Scaling containers is more than just slapping a proxy in front of a service and walking away. There’s more to scale than just distribution, and in the fast-paced world of containers there are five distinct capabilities required to ensure scale: retries, circuit breakers, discovery, distribution, and monitoring.
In this post on the art of scaling containers, we’ll dig into distribution.
The secret sauce of scaling anything has always relied, in part, on how requests are distributed across a finite set of resources. Not even cloud and its seemingly infinite supply of compute changes that recipe. At the moment a request is received, the possible list of resources which can accept that request and process it is finite. Period.
The decision, then, on where to direct a request becomes fairly important. Send it to the wrong resource, and performance may suffer. Send it to the right resource, and the consumer/employee will be delighted with the result.
In the early days of scale, those decisions were solely based on algorithms. Round robin. Least connections. Fastest response. These stalwart mechanisms still exist today, but have slowly and surely become just another factor in the decision making process rather than the only factor.
That’s because we no longer rely solely on connection-based decision making processes (a.k.a ‘plain old load balancing’). When load balancing was primarily about managing TCP connections, distribution schemes based on connections made sense. But scale is now as much based on architecture as it algorithms, and distribution of requests can be a complex calculation involving many variables above (literally) and beyond layer 4 protocols.
Complicating distribution is the reality that today’s architectures are increasingly distributed themselves. Not just across clouds, but across containers, too. Multiple versions of the same app (or API) might be in service at the same time. The system responsible for distributing the request must be aware and able to distinguish between them and ensure delivery to the right endpoint.
Today, decisions are made based not only on connection capacity, but increasingly on layer 7 (HTTP) parameters. Host names. API methods (aka, the URI). API keys. Custom HTTP headers with version numbers embedded. Location. Device. User. Requests are evaluated in the context they are made and decisions made in microseconds.

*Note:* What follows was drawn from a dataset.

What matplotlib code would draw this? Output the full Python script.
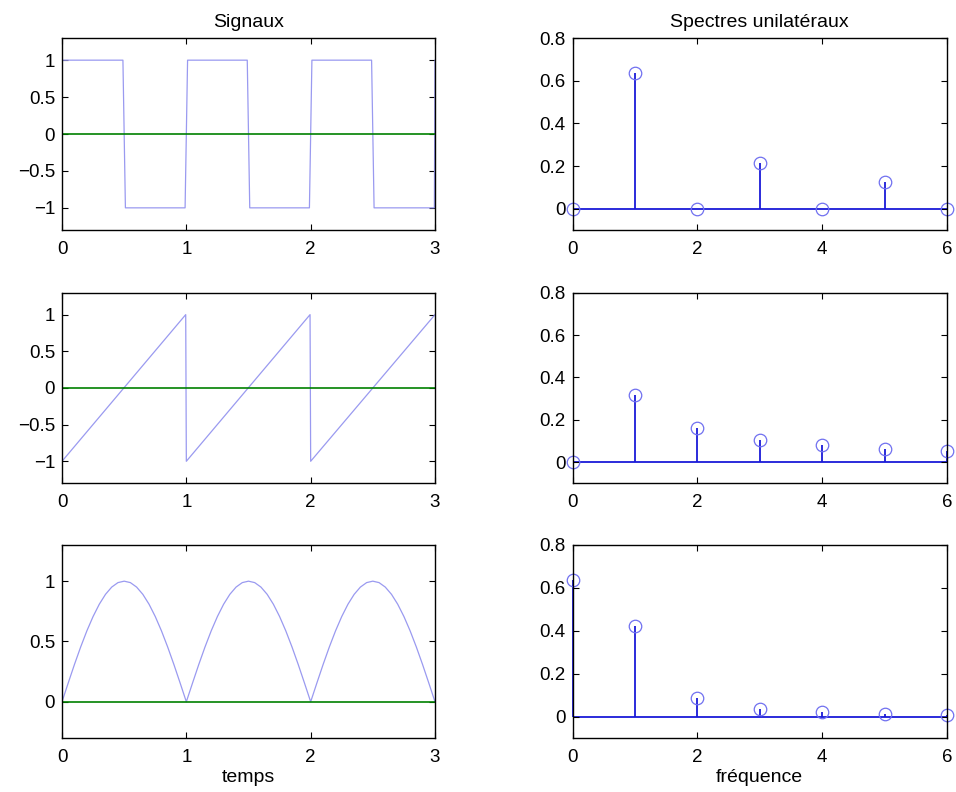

Distribution today requires a tiered, architectural approach. The deeper in the app architecture you go, the less granular you get. By the time a proxy is making a load balancing decision between X clones of the same microservice, it may well be using nothing more than traditional algorithmic-driven equations. Meanwhile, at the outer edges of the environment, ingress controllers make sometimes complex decisions based on HTTP layer variables.
On the outside, distribution is driven by architecture. On the inside, by algorithms.
Both are critical components – the most critical, perhaps – of scaling containers.
Both rely on accurate, real-time information on the status (health) of the resources it might distribute requests to. We'll get to monitoring in the next few posts in this series.